Ночью: ветер, вздутые холодные воды Фонтанки, тучи, пустые площади, пустые дома.
21 ноября, Lundi
Какие страшные теперь понедельники! Очень ясное ощущение: ni rédemption, mais châtiment. За все нужно платить.
Оказывается, мне есть чем платить.
5 декабря, понедельник, ночь
День такой злобы и такой ненависти, которые могут быть названы олимпийскими. Пафос гнева дает неожиданные эмоции удесятеренных сил.
Только ненависть ведет к победам.
10 декабря, суббота
Почти животный, почти биологический ужас перед грядущим и признание своего собственного бессилия перед этим ужасом. Все силы сконцентрированы в одной точке: сохранение относительного равновесия.
Чувствую себя канатным плясуном, идущим над бездной. Причем с одного края канат подрезан.
Вечером был темный город, темные здания, предзимний холодок. На остановке ждала долго трамвая, мерзла, щурилась, слушала в себе почти осязаемый, почти ощутимый физический рост гнева, издевки, ненависти.

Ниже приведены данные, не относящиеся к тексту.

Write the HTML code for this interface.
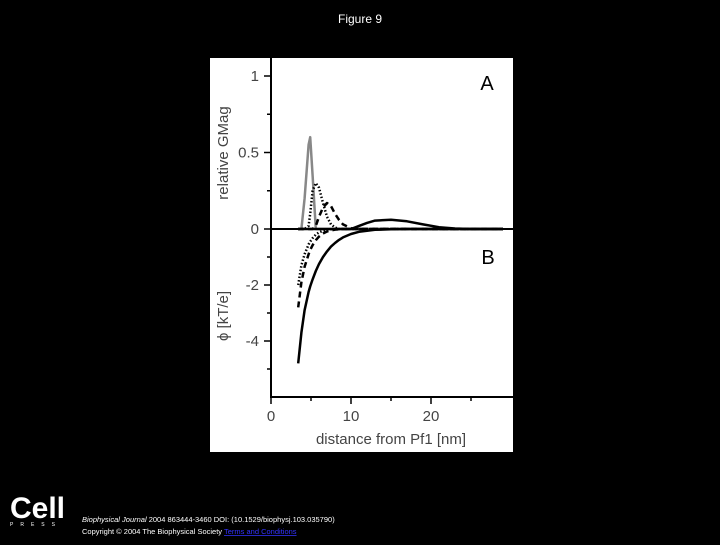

Часы у рынка показали: 9.15. Решила: поздно. Никуда не поехала, прошлась по темным улицам, снова слушая в себе рокоты бунта и радуясь им.
Потом работала, читала чужие письма и была в веселом настроении. Чужие письма говорят о чужой жизни. А какое мне, собственно говоря, до нее дело? В особенности, если эта жизнь ниже моей. Как люди боятся правды! Какие только маски они не надевают, чтобы скрыть эту правду (даже от самих себя!). И как смешно смотреть на все это – и видеть, видеть…
Я никогда не вела таких интересных психоаналитических разговоров, как за эти два последних месяца. И никогда еще – в столь короткий промежуток – мне не приходилось делать таких потрясающих открытий.
Все – как дым.
11 декабря, dimanche
Холодно. Вечером недолго была на улице. Потом слушала пение. Смотрела на толпу. Стало еще холоднее, еще беспризорнее.
Потом – работа. Астрономия ведь тоже какое-то дело.
12 декабря, понедельник
Поздно встали. День тусклый. Накануне – очень веселый вечер до 2 часов ночи, когда я даю в лицах (в жутком и смехотворном гротеске) серию моих поклонников.